-- Begin --

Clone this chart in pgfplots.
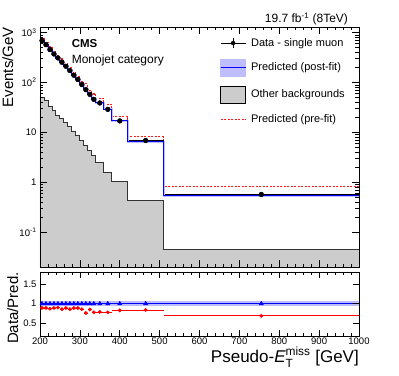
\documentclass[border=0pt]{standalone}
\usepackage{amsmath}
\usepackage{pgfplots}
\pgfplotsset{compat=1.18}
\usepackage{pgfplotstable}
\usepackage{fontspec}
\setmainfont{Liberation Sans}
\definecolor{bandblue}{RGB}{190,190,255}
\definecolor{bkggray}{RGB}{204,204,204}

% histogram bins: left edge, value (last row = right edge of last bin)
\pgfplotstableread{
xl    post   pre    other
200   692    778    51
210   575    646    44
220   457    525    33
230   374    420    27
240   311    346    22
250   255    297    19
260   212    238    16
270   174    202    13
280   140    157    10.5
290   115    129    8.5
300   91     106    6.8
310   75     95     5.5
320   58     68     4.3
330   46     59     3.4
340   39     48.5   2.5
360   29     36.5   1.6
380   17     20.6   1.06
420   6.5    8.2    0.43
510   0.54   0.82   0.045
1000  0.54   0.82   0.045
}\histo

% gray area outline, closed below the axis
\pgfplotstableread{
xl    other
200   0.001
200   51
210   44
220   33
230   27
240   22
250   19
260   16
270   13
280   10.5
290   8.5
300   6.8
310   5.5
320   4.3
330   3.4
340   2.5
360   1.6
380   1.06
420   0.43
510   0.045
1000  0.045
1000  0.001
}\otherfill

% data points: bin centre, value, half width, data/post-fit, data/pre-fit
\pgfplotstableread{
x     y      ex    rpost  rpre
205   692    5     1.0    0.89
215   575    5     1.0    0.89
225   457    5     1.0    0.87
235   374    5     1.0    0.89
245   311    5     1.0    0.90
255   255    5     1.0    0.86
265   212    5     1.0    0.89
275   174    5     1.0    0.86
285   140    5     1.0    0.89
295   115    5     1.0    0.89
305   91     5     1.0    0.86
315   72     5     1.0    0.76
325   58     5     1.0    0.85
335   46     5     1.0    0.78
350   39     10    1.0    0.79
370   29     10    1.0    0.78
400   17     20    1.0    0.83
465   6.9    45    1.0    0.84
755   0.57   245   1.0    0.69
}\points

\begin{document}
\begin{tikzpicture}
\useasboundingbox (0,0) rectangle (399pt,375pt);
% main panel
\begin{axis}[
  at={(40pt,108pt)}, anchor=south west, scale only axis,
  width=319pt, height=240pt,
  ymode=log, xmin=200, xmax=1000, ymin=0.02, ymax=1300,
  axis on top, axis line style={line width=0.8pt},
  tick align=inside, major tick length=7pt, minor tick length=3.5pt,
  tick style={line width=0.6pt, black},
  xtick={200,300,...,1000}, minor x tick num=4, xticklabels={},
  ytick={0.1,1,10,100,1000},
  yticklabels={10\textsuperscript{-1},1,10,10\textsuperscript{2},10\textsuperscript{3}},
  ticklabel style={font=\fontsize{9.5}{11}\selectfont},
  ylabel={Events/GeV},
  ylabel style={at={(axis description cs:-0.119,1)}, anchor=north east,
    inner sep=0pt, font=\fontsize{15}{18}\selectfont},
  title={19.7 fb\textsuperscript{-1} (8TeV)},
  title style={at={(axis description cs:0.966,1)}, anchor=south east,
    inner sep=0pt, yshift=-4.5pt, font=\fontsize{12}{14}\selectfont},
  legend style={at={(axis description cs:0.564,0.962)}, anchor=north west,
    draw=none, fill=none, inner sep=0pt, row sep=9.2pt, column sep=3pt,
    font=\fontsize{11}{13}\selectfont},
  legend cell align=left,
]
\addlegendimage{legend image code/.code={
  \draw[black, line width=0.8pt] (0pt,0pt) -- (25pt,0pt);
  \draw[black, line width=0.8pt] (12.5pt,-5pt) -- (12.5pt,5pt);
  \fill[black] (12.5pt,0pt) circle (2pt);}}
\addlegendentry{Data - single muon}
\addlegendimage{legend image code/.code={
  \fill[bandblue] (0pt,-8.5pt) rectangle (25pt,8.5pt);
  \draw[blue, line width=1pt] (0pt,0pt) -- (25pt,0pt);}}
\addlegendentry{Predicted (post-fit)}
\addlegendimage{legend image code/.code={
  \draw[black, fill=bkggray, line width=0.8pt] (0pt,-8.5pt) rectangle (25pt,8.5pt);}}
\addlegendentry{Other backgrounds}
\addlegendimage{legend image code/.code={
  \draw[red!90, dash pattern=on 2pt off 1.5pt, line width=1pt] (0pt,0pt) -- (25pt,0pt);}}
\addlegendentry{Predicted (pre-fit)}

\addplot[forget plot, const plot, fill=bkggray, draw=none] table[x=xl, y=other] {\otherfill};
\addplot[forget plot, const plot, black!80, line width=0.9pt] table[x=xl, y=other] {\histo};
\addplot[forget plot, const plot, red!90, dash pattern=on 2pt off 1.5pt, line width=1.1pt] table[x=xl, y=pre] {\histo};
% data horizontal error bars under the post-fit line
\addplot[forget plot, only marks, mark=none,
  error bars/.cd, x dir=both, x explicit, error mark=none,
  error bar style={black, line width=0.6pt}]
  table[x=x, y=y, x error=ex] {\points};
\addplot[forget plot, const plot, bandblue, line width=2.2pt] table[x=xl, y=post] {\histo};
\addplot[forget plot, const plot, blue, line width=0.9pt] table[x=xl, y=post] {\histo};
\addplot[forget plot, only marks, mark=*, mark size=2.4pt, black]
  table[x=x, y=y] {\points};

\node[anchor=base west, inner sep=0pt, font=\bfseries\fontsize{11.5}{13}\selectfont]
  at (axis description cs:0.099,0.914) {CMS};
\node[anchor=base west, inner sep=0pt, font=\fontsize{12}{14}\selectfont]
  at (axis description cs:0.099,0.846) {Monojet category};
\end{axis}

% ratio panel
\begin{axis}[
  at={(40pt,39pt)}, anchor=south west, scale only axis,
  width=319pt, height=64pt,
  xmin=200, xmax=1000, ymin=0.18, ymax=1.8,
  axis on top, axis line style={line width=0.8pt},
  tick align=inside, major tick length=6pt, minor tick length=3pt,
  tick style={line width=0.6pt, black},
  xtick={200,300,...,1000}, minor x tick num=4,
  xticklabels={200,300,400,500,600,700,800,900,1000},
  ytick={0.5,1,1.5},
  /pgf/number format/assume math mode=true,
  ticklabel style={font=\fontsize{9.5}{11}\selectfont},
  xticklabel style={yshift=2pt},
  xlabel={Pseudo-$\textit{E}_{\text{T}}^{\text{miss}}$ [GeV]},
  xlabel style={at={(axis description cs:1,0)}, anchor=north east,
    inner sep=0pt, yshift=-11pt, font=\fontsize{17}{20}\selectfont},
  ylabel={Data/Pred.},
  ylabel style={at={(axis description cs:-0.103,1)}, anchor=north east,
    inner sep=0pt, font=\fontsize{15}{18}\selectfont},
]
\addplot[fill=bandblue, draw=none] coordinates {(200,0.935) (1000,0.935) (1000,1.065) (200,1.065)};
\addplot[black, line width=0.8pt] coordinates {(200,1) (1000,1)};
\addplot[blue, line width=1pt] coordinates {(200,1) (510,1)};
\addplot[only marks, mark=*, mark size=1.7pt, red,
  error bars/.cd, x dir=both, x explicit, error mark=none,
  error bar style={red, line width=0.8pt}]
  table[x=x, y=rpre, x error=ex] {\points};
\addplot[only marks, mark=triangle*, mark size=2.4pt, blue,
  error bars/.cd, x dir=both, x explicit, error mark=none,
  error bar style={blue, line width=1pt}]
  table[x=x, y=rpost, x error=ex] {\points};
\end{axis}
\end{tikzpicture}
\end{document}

-- End --
-- Begin --

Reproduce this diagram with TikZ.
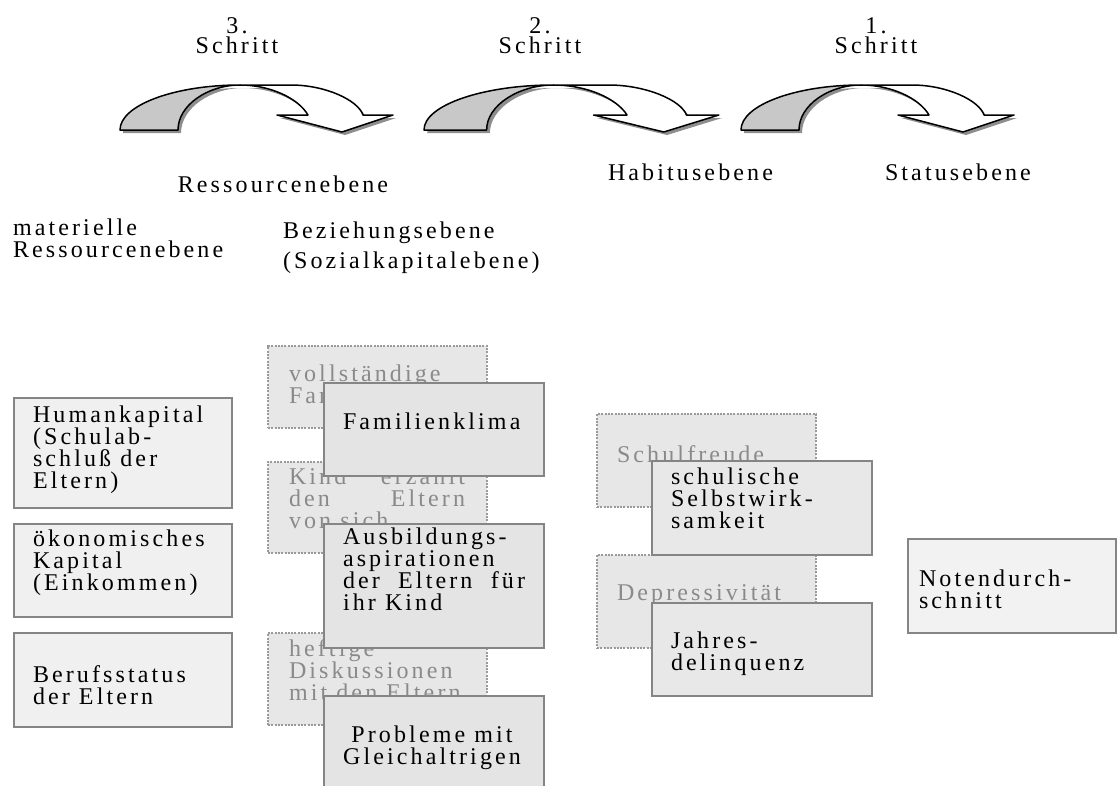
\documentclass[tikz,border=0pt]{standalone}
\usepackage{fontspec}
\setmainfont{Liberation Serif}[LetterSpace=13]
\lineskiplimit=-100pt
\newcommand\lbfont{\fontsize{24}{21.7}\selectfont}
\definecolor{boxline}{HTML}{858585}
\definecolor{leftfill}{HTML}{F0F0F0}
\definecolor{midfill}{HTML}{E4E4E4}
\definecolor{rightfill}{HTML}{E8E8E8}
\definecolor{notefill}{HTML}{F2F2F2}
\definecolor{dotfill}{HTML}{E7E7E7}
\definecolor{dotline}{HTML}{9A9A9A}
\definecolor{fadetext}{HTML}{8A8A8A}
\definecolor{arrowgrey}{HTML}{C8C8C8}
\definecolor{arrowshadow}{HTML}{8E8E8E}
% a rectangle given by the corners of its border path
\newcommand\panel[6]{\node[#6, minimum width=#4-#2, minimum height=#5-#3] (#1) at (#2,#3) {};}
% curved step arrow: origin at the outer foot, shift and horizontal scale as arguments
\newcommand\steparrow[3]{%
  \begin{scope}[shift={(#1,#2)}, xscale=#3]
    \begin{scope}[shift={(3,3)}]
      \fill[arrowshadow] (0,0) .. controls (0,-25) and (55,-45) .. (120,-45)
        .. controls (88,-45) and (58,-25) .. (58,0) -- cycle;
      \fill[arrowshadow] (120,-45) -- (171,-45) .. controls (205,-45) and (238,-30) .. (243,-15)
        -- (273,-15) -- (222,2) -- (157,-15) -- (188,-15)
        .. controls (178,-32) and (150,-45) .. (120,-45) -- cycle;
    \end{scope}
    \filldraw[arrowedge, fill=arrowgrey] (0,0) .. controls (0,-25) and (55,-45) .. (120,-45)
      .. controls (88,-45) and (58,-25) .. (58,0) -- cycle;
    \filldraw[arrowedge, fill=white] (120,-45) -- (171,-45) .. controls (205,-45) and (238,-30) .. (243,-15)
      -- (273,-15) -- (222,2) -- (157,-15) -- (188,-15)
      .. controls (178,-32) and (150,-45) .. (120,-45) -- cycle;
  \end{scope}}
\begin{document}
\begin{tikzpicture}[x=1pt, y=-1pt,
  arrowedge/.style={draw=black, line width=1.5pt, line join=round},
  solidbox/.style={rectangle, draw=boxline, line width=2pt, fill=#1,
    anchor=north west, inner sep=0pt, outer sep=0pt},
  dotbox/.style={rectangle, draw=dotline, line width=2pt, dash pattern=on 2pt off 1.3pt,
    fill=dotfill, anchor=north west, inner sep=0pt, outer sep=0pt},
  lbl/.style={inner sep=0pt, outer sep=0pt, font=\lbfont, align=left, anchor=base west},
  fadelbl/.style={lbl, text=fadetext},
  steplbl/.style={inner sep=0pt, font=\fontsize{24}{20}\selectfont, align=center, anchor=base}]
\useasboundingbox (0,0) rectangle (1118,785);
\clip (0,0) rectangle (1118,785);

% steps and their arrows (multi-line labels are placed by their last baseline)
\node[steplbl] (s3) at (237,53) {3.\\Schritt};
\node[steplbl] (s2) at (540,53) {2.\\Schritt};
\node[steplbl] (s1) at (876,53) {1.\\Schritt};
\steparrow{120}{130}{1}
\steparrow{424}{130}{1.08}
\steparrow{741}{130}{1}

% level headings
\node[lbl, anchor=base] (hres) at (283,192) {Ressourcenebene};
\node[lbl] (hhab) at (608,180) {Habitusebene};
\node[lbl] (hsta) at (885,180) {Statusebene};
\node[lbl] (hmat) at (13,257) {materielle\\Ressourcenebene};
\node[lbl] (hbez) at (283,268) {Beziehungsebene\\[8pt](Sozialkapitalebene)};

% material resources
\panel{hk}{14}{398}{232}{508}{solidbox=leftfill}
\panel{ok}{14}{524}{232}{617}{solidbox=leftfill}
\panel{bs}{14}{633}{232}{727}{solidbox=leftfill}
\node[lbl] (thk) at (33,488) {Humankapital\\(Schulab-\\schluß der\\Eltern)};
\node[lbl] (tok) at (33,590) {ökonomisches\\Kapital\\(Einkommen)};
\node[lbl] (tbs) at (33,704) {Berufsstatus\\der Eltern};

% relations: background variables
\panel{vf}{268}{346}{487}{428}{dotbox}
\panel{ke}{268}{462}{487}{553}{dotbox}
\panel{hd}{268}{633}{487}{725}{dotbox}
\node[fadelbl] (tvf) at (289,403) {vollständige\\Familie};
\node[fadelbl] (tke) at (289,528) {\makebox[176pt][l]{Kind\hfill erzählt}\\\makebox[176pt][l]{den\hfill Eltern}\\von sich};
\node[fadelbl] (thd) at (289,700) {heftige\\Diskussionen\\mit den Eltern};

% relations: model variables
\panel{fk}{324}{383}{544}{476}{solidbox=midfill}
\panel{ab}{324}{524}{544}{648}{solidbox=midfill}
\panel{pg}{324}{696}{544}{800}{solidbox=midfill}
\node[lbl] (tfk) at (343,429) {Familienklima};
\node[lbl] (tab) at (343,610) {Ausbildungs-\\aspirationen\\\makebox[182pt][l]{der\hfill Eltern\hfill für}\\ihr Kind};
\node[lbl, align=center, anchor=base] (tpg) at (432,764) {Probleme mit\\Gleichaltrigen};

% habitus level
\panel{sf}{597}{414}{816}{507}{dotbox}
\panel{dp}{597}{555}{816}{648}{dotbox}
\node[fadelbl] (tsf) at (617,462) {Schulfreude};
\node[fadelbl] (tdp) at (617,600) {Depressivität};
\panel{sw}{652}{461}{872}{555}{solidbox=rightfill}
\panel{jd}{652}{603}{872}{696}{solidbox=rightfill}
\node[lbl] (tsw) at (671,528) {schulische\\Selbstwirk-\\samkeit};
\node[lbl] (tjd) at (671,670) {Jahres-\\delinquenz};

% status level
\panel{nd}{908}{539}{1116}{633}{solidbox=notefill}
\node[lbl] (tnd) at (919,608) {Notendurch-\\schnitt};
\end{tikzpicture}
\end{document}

-- End --

Collect each line of the entries that has the word "this", copying it in full.

Clone this chart in pgfplots.
Reproduce this diagram with TikZ.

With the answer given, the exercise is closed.